The future is here. She releases four albums on one day, in one moment. KicK iii is a continuation of what we’ve seen before, maximising the surface area, colouring in as much and as violently as possible. The creativity on display here is so astonishing. The detailing to the production, the taps and whirrs that you find hidden on a third listen, hiding underneath that barrage of noise. The sound of a track like Morbo! That blustering, violent, destructive underneath these perfectly positioned cracks and squeals over the top. There just isn’t anyone else doing it. And then KicK iiiii as this beautiful thing, this soft thing, this gentle thing. I love the way Estrogen echoes that synth line from Mequetrefe from KiCK i. The sense in Arca’s discography that things exist in a coherent universe, that what we’re witnessing aren’t discrete tracks but signals from the same shared galaxy, communications from some holistic plane which speaks a language bizarre to us but transparent to them, ideal.

a softer focus by Claire Rousay

I have done so little this year, looking back. Sometimes that makes me sad. There are days my phone tells me I’ve been looking at its screen for eight hours, though I can’t tell if that’s because I have to keep a sitcom playing at night these days just so I can get to sleep.

A softer focus.

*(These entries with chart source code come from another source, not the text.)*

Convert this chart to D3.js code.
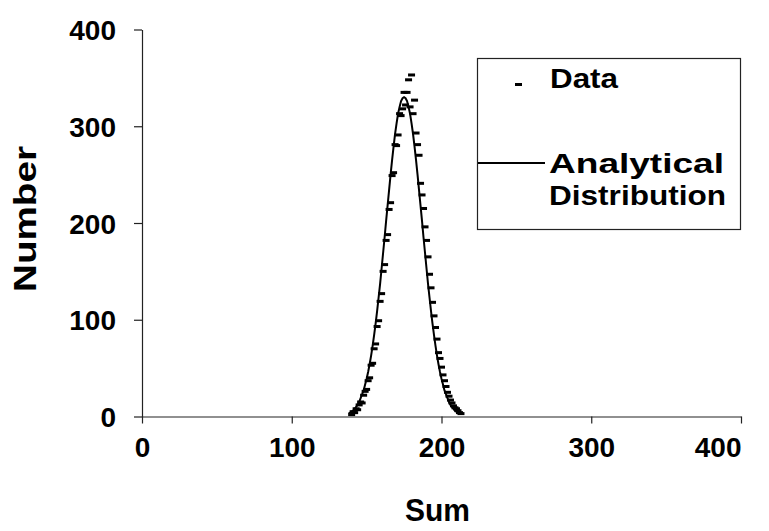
<!DOCTYPE html>
<html>
<head>
<meta charset="utf-8">
<script src="https://cdn.jsdelivr.net/npm/d3@7"></script>
<style>
  html, body { margin: 0; padding: 0; background: #fff; }
  svg { display: block; }
  text { font-family: "Liberation Sans", Arial, sans-serif; font-weight: bold; fill: #000; }
</style>
</head>
<body>
<svg id="chart" width="769" height="531"></svg>
<script>
// Observed sums (x) and how many times each occurred (y)
const dataSums = [140,141,142,143,144,145,146,147,148,149,150,151,152,153,154,155,156,157,158,159,
  160,161,162,163,164,165,166,167,168,169,170,171,172,173,174,175,176,177,178,179,
  180,181,182,183,184,185,186,187,188,189,190,191,192,193,194,195,196,197,198,199,
  200,201,202,203,204,205,206,207,208,209,210,211,212,213];
const dataCounts = [2,5,4,8,7,12,15,14,22,26,28,37,40,53,55,70,75,93,99,119,
  127,150,157,182,188,214,221,249,252,281,280,291,313,311,318,335,322,335,348,320,
  353,313,327,293,281,270,241,229,215,196,182,165,147,133,118,104,92,80,66,60,
  51,43,37,31,25,21,17,14,11,9,8,6,4,3];

// Analytical distribution curve
const curveSums = [138,139,140,141,142,143,144,145,146,147,148,149,150,151,152,153,154,155,156,157,
  158,159,160,161,162,163,164,165,166,167,168,169,170,171,172,173,174,175,176,177,
  178,179,180,181,182,183,184,185,186,187,188,189,190,191,192,193,194,195,196,197,
  198,199,200,201,202,203,204,205,206,207,208,209,210,211,212];
const curveCounts = [3,4,5,6,8,10,12,15,19,23,27,33,39,46,54,63,73,84,96,109,
  123,137,153,169,185,202,218,234,250,265,279,292,303,313,320,326,329,330,329,326,
  320,313,303,292,279,265,250,234,218,202,185,169,153,137,123,109,96,84,73,63,
  54,46,39,33,27,23,19,15,12,10,8,6,5,4,3];

const xTicks = [0, 100, 200, 300, 400];
const yTicks = [0, 100, 200, 300, 400];
const xTitle = "Sum";
const yTitle = "Number";
const legendLabels = ["Data", "Analytical", "Distribution"];

const svg = d3.select("#chart");

const x = d3.scaleLinear().domain([0, 400]).range([142, 741]);
const y = d3.scaleLinear().domain([0, 400]).range([416.5, 29.5]);

// Axes
const xAxis = svg.append("g")
  .attr("transform", `translate(0,${y(0)})`)
  .call(d3.axisBottom(x).tickValues(xTicks).tickSize(7).tickSizeOuter(0).tickPadding(14));
const yAxis = svg.append("g")
  .attr("transform", `translate(${x(0)},0)`)
  .call(d3.axisLeft(y).tickValues(yTicks).tickSize(8).tickSizeOuter(0).tickPadding(18));

[xAxis, yAxis].forEach(g => {
  g.select(".domain").attr("stroke", "#222").attr("stroke-width", 1.2);
  g.selectAll(".tick line").attr("stroke", "#222").attr("stroke-width", 1.2);
  g.selectAll(".tick text")
    .style("font-family", '"Liberation Sans", Arial, sans-serif')
    .style("font-weight", "bold")
    .style("font-size", "28px")
    .attr("fill", "#000");
});
xAxis.selectAll(".tick text").attr("dy", "0.71em");
// keep the last x label inside the chart area
xAxis.selectAll(".tick").filter(d => d === 400).select("text")
  .attr("text-anchor", "end").attr("x", 0);
yAxis.selectAll(".tick text").attr("dy", "0.36em");

// Axis titles
svg.append("text")
  .attr("x", 405).attr("y", 521)
  .attr("textLength", 65).attr("lengthAdjust", "spacingAndGlyphs")
  .style("font-size", "31px")
  .text(xTitle);
svg.append("text")
  .attr("transform", "translate(36,292) rotate(-90)")
  .attr("textLength", 146).attr("lengthAdjust", "spacingAndGlyphs")
  .style("font-size", "31px")
  .text(yTitle);

// Analytical curve
const line = d3.line().x((d, i) => x(curveSums[i])).y(d => y(d));
svg.append("path")
  .datum(curveCounts)
  .attr("d", line)
  .attr("fill", "none")
  .attr("stroke", "#000")
  .attr("stroke-width", 2);

// Data markers: short horizontal dashes
svg.append("g").selectAll("rect")
  .data(dataCounts)
  .join("rect")
  .attr("x", (d, i) => x(dataSums[i]) - 3.5)
  .attr("y", d => y(d) - 1.5)
  .attr("width", 7)
  .attr("height", 3)
  .attr("fill", "#000");

// Legend
const lg = svg.append("g");
lg.append("rect")
  .attr("x", 477.5).attr("y", 58.5).attr("width", 263).attr("height", 171)
  .attr("fill", "#fff").attr("stroke", "#222").attr("stroke-width", 1.2);
lg.append("rect")
  .attr("x", 515).attr("y", 83).attr("width", 7).attr("height", 3).attr("fill", "#000");
lg.append("line")
  .attr("x1", 478).attr("x2", 545).attr("y1", 163).attr("y2", 163)
  .attr("stroke", "#000").attr("stroke-width", 2);
lg.append("text").attr("x", 550).attr("y", 88)
  .attr("textLength", 68).attr("lengthAdjust", "spacingAndGlyphs")
  .style("font-size", "28px").text(legendLabels[0]);
lg.append("text").attr("x", 549).attr("y", 173)
  .attr("textLength", 175).attr("lengthAdjust", "spacingAndGlyphs")
  .style("font-size", "28px").text(legendLabels[1]);
lg.append("text").attr("x", 549).attr("y", 205)
  .attr("textLength", 177).attr("lengthAdjust", "spacingAndGlyphs")
  .style("font-size", "28px").text(legendLabels[2]);
</script>
</body>
</html>
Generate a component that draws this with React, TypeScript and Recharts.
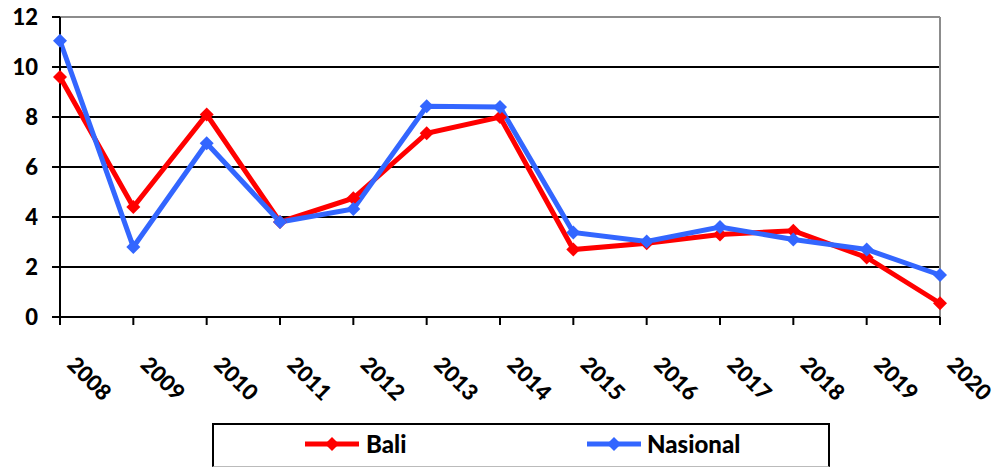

A gentler touch. From the minutiae of daily life spring the deep highs and lows which we’ll look back on one day and call our lives and how we led them. The strings on the final track merge with the world outside, sonically refusing distance between the found-sound of a life lived and the musical accompaniment. The delicacy here is so brave, so utterly profound it leaves you reeling in its quietude.

I have done so little this year. And maybe that’s not worth writing about, after all.